Study Guide

The Big Short: Inside the Doomsday Machine Perseverance

By Michael Lewis

Perseverance

The small world of investors who made big bets against subprime mortgage bonds itself contained an even smaller world: people for whom the trade became an obsession. (5.3)

There were literally fewer than twenty people in the entire world who bet against the subprime market. That's nuts. However, as this passage notes, and as we'll see over the course of the section, this isn't just some run-of-the-mill trade for these folks—it's a personal mission, even a crusade. That comes with its own set of benefits and drawbacks.

"Sometimes his ideas cannot be manifested in a trade," said Vinny. "This time they could." (7.14)

Vinny is talking about Steve Eisman here. For Eisman, betting against the subprime market is a way of expressing his disdain for Wall Street. That disdain is what explains his determination.

This was Moody's.

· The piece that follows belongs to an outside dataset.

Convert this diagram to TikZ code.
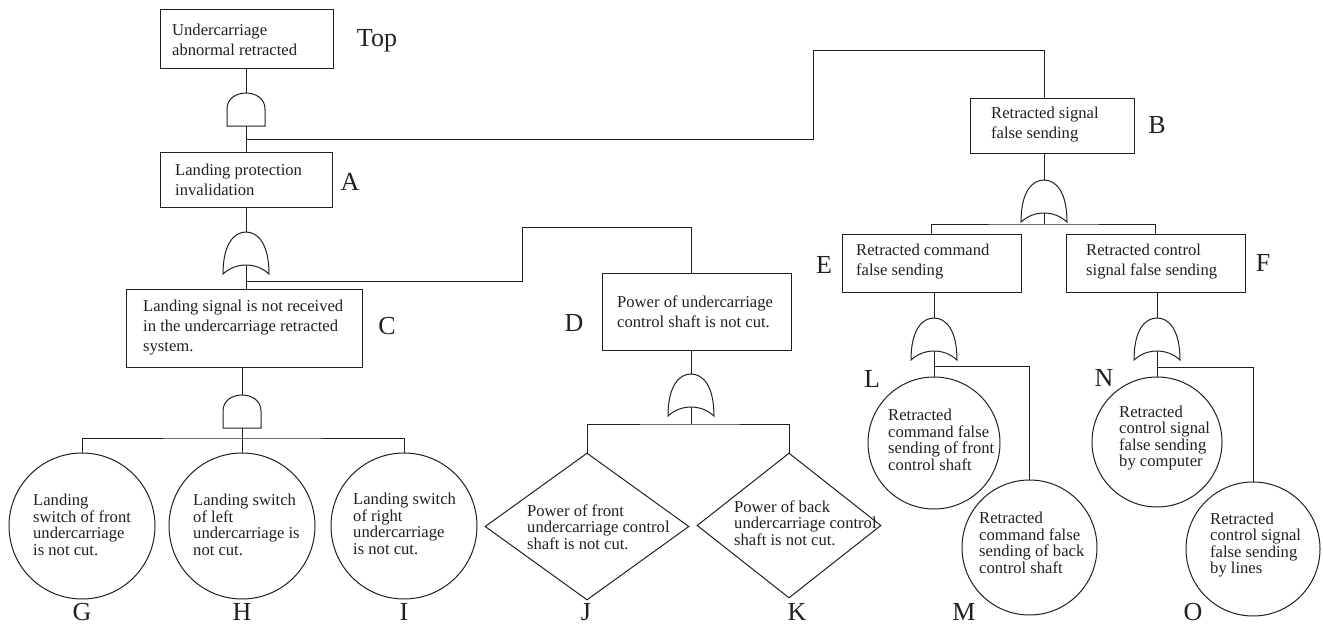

The aristocrats of the rating business [...] And its CEO was being told he was either a fool or a crook, by Vincent Daniel, from Queens. (7.21)

Like their boss, the bros at FrontPoint Partners refuse to defer to the authority of so-called "experienced" men. After all, those "experienced" men have really screwed the pooch with the subprime market, causing untold damage to their own companies (and to the economy as a whole) while being none the wiser.

"Jeff is still giving his prepared remarks and Steve just blurts out, 'Well, your models are wrong!' This very awkward silence comes over the room." (7.25)

You might think that Eisman is being a little rude (and you wouldn't be wrong), but here's the thing—the subprime crisis might not have happened if more people were willing to speak their minds as he did. Sitting down and shutting up doesn't really seem like the best course of action here.

"I have always believed that a single talented analyst, working very hard, can cover an amazing amount of investment landscape, and this belief remains unchallenged in my mind." (8.45)

Here is Burry's guiding principle throughout The Big Short. He has an almost religious sense of individualism, one that stays strong even when assaulted from all sides by a bunch of angry investors second-guessing him and looking to withdraw their funds. Some people might call this madness, but hey—dude can't be cray when he's right…right?

"Being short in 2007 and making money from it was fun, because we were short bad guys. [...] In 2008 it was the entire financial system that was at risk." (10.1)

Although Eisman is determined to make himself a tidy fortune, he doesn't share Wall Street's belief in attaining profit at any cost. He has his limits. In this situation, he becomes greatly concerned with how the subprime collapse will affect the countless working class Americans who are already struggling.

He was emotional [...] His bets against subprime mortgage bonds were to him more than just bets; he intended them almost as insults. (10.3)

One the on hand, it's great that Eisman is determined to see his crusade against the subprime market through to the bitter end. On the other, he's clearly way too emotionally attached to the situation to analyze it in an objective way. This causes some major trip-ups for Eisman at times.

"It was more than an argument," Eisman said. "It was a moral crusade. The world was upside down." (10.3)

Eisman's bet against the subprime market grows into an obsession, which is either awesome or asinine depending on your perspective. Either way you land, Eisman's strong moral compass is his guide throughout the book.

It outraged him that the people who got credit for higher understanding were those who spent the most time currying favor with the media. (10.60)

Michael Burry has a laser focus on his work, but he has no patience for the PR end of running a company. And it's not even that he's bored by it—he despises it. In his mind, thinking about others' perceptions of you takes your focus away from making money for your investors.

"I felt bad about it," said Eisman. "It was obnoxious. He was a lovely guy. He was just wrong. I was no longer the underdog. And I had to conduct myself in a different way." (10.66)

By the end of the book, Eisman has taken a step back from his persnickety ways. We bet you still don't want to be on the other end of an argument with him, but we don't think he'll be tracing any more "zeroes" in the air. At least we hope not. If you're reading this, Eisman, then just remember: WWSMD. What Would Spider-Man Do?